Raw data:
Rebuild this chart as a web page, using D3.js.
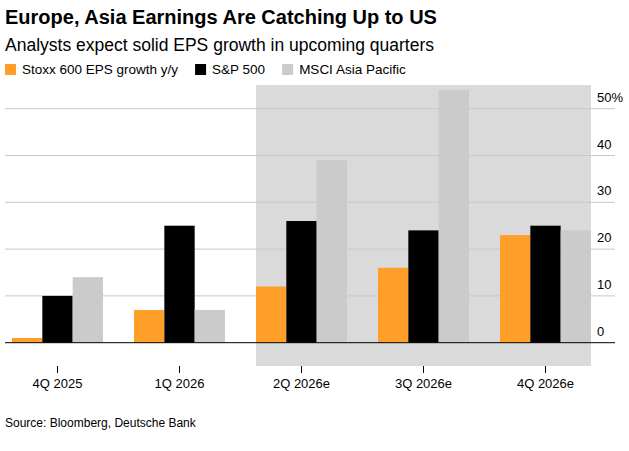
<!DOCTYPE html>
<html><head><meta charset="utf-8">
<script src="https://cdn.jsdelivr.net/npm/d3@7"></script>
<style>body{margin:0;background:#fff;font-family:"Liberation Sans",Arial,sans-serif}</style>
</head><body><svg id="c" width="629" height="451"></svg>
<script>
const quarters = ['4Q 2025', '1Q 2026', '2Q 2026e', '3Q 2026e', '4Q 2026e'];
const stoxx = [1, 7, 12, 16, 23];
const sp500 = [10, 25, 26, 24, 25];
const msci = [14, 7, 39, 54, 24];
const seriesNames = ['Stoxx 600 EPS growth y/y', 'S&P 500', 'MSCI Asia Pacific'];
const colors = ['#ff9f2a', '#000000', '#cbcbcb'];
const yTicks = [0, 10, 20, 30, 40, 50];
const shaded = ['2Q 2026e', '3Q 2026e', '4Q 2026e'];

const svg = d3.select('#c');
const x = d3.scaleBand().domain(quarters).range([-3.5, 606.5]).paddingInner(0.254).paddingOuter(0.127);
const sub = d3.scaleBand().domain([0, 1, 2]).range([0, x.bandwidth()]);
const y = d3.scaleLinear().domain([0, 50]).range([342.7, 108.7]);

// shaded estimates area
const sx0 = x(shaded[0]) , sx1 = x(shaded[shaded.length - 1]) + x.bandwidth();
svg.append('rect').attr('x', sx0).attr('y', 85).attr('width', sx1 - sx0).attr('height', 281).attr('fill', '#dadada');

// grid
svg.selectAll('.grid').data(yTicks.slice(1)).join('line')
	.attr('x1', 5).attr('x2', 615).attr('y1', d => y(d)).attr('y2', d => y(d))
	.attr('stroke', '#c8c8c8').attr('stroke-width', 1);

const data = [stoxx, sp500, msci];
quarters.forEach((q, i) => {
	data.forEach((s, j) => {
		svg.append('rect').attr('x', x(q) + sub(j)).attr('width', sub.bandwidth())
			.attr('y', y(s[i])).attr('height', y(0) - y(s[i])).attr('fill', colors[j]);
	});
});
svg.append('line').attr('x1', 5).attr('x2', 615).attr('y1', y(0)).attr('y2', y(0)).attr('stroke', '#000');

svg.selectAll('.yl').data(yTicks).join('text')
	.attr('x', 597).attr('y', d => y(d) - 7).attr('font-size', 13).attr('fill', '#000')
	.text(d => d === 50 ? '50%' : d);

// x ticks
quarters.forEach(q => {
	const cx = x(q) + x.bandwidth() / 2;
	svg.append('line').attr('x1', cx).attr('x2', cx).attr('y1', 366).attr('y2', 373).attr('stroke', '#000');
	svg.append('text').attr('x', cx).attr('y', 388).attr('text-anchor', 'middle').attr('font-size', 13).text(q);
});

svg.append('text').attr('x', 5).attr('y', 24).attr('font-size', 20).attr('font-weight', 'bold').text('Europe, Asia Earnings Are Catching Up to US');
svg.append('text').attr('x', 5).attr('y', 51).attr('font-size', 17.5).text('Analysts expect solid EPS growth in upcoming quarters');

let lx = 5;
seriesNames.forEach((n, j) => {
	svg.append('rect').attr('x', lx).attr('y', 64).attr('width', 11).attr('height', 11).attr('fill', colors[j]);
	const t = svg.append('text').attr('x', lx + 17).attr('y', 74).attr('font-size', 13.5).text(n);
	lx += 17 + t.node().getComputedTextLength() + 17;
});

svg.append('text').attr('x', 5).attr('y', 427).attr('font-size', 12).text('Source: Bloomberg, Deutsche Bank');
</script></body></html>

Problem:
Write out the lines from the start of the material to the line with "sx0).attr('height', 281).attr('fill', '#dadada');", inclusive and exactly. Skip the pictures.

Written solution:
Rebuild this chart as a web page, using D3.js.
<!DOCTYPE html>
<html><head><meta charset="utf-8">
<script src="https://cdn.jsdelivr.net/npm/d3@7"></script>
<style>body{margin:0;background:#fff;font-family:"Liberation Sans",Arial,sans-serif}</style>
</head><body><svg id="c" width="629" height="451"></svg>
<script>
const quarters = ['4Q 2025', '1Q 2026', '2Q 2026e', '3Q 2026e', '4Q 2026e'];
const stoxx = [1, 7, 12, 16, 23];
const sp500 = [10, 25, 26, 24, 25];
const msci = [14, 7, 39, 54, 24];
const seriesNames = ['Stoxx 600 EPS growth y/y', 'S&P 500', 'MSCI Asia Pacific'];
const colors = ['#ff9f2a', '#000000', '#cbcbcb'];
const yTicks = [0, 10, 20, 30, 40, 50];
const shaded = ['2Q 2026e', '3Q 2026e', '4Q 2026e'];

const svg = d3.select('#c');
const x = d3.scaleBand().domain(quarters).range([-3.5, 606.5]).paddingInner(0.254).paddingOuter(0.127);
const sub = d3.scaleBand().domain([0, 1, 2]).range([0, x.bandwidth()]);
const y = d3.scaleLinear().domain([0, 50]).range([342.7, 108.7]);

// shaded estimates area
const sx0 = x(shaded[0]) , sx1 = x(shaded[shaded.length - 1]) + x.bandwidth();
svg.append('rect').attr('x', sx0).attr('y', 85).attr('width', sx1 - sx0).attr('height', 281).attr('fill', '#dadada');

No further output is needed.